Prove that the collection of all rational $\epsilon$-neighbourhoods of $\mathbb{R}^n$ centered on $x \in \mathbb{Q}^n$ is countable

Question

Let $\mathcal{B}$ denote the collection of all $\epsilon$-neighborhoods in $\mathbb{R}^m$ whose radius $\epsilon$ is rational and whose center has all coordinates rational.

I'm tryin to prove that (1) $\mathcal{B}$ is countable and that (2) every open subset of $\mathbb{R}^m$ can be expressed as the countable union of members of $\mathcal{B}$ .

(1) I get that all epsilon balls in $\mathcal{B}$ are centered on members of $\mathbb{Q}^n$. Is it possible to proceed by saying that $\mathcal{B}$ has the same cardinality as $\mathbb{Q}^{n+1}$?? Because the additional coordinate could denote $\epsilon$.

(2) I intuitively understand why the second part is true but I am having difficulty proving it.

Answer 1

(1) To your first point, yes you can absolutely say that $\mathcal{B}$ has the same cardinality as $\mathbb{Q}^{n+1}$. One way to do so is using the very natural bijection you had in mind to make such a suggestion. Map the first $n$ coordinates of $v\in\mathbb{Q}^{n+1}$ to the center of an open ball in $\mathcal{B}$, and map the last coordinate to the radius. Since $\mathbb{Q}^{n+1}$ is countable, so is $\mathcal{B}$.

(2) A standard trick is to let an open ball $B\in\mathbb{R}^n$ be given. Then, if $v$ is a point in $B$, there exists some $b_v\in\mathcal{B}$ so that $b_v\subseteq B$ and $v\in b_v$. That open ball $B$ is then just the union $\bigcup_{v\in B}b_v$. Since every open set in $\mathbb{R}^n$ is some arbitrary union of open balls (or empty), and since every open ball is a union of elements in $\mathcal{B}$, it follows that every open set is a union of elements of $\mathcal{B}$. That union is countable since $\mathcal{B}$ is countable.

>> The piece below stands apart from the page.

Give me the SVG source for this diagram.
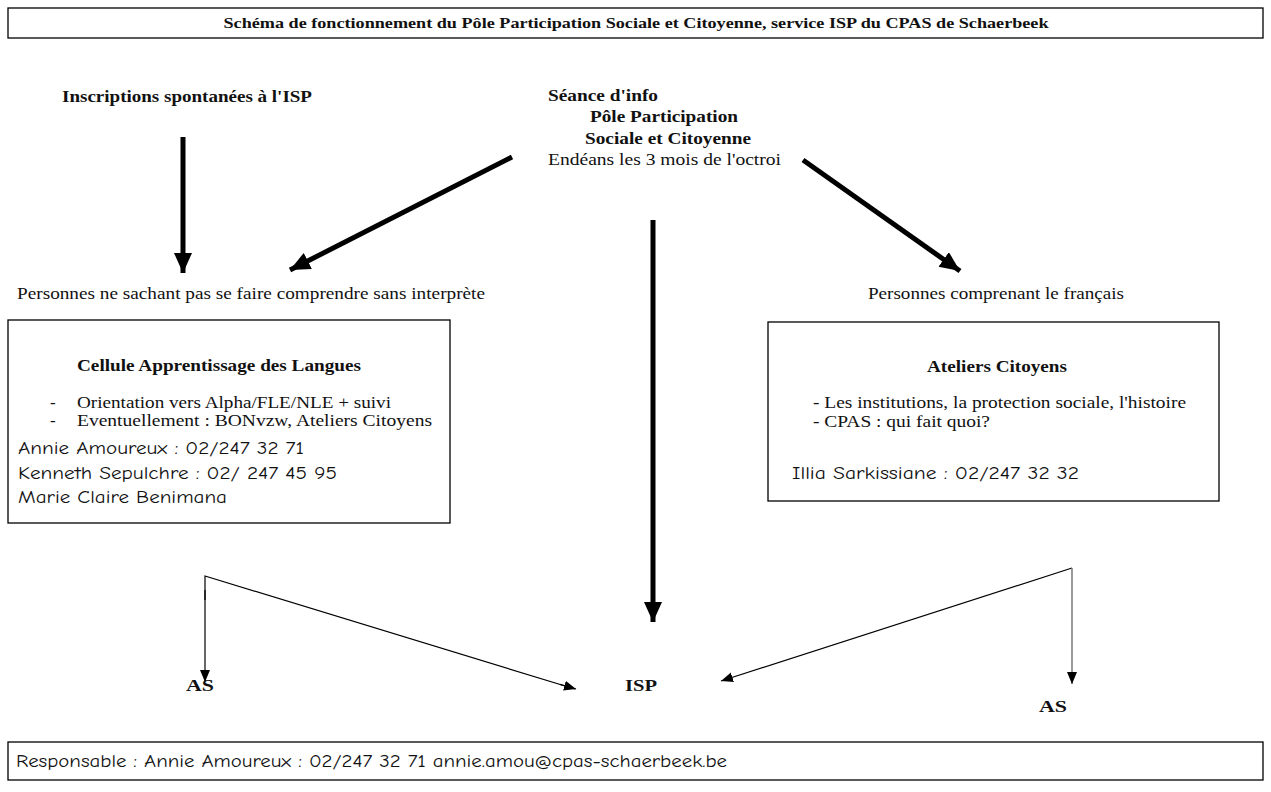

Demonstrating the existence of $b_v$ can be done by considering the minimum distance from $v$ to the boundary of $B$. There is a rational center less than half that distance from $v$, and you can choose a rational radius large enough to encompass $v$ but small enough to stay within $B$. You can use thirds or other smaller fractions instead of halves if you don't want to think about technical details.

Answer 2

For $n=1$, you can take the basis

$$\{B(q_k,1/n) : q_k \in \mathbb Q, n \in \mathbb N\}$$

Do you know how to tell when a collection is a topological basis? It will suffice to check that every real number can be written this way, and that if this real number is in two distinct open sets, there is a third that also contains it. Then this is a basis. To see that it generates the standard topology, check that for all $x \in U$, there is an intermediate set $B$ among the basis elements so that $x \in B \subset U$.

I think an alternative could be open boxes with rational end points, which would be a countable collection, while still generating all the open intervals, and hence open sets.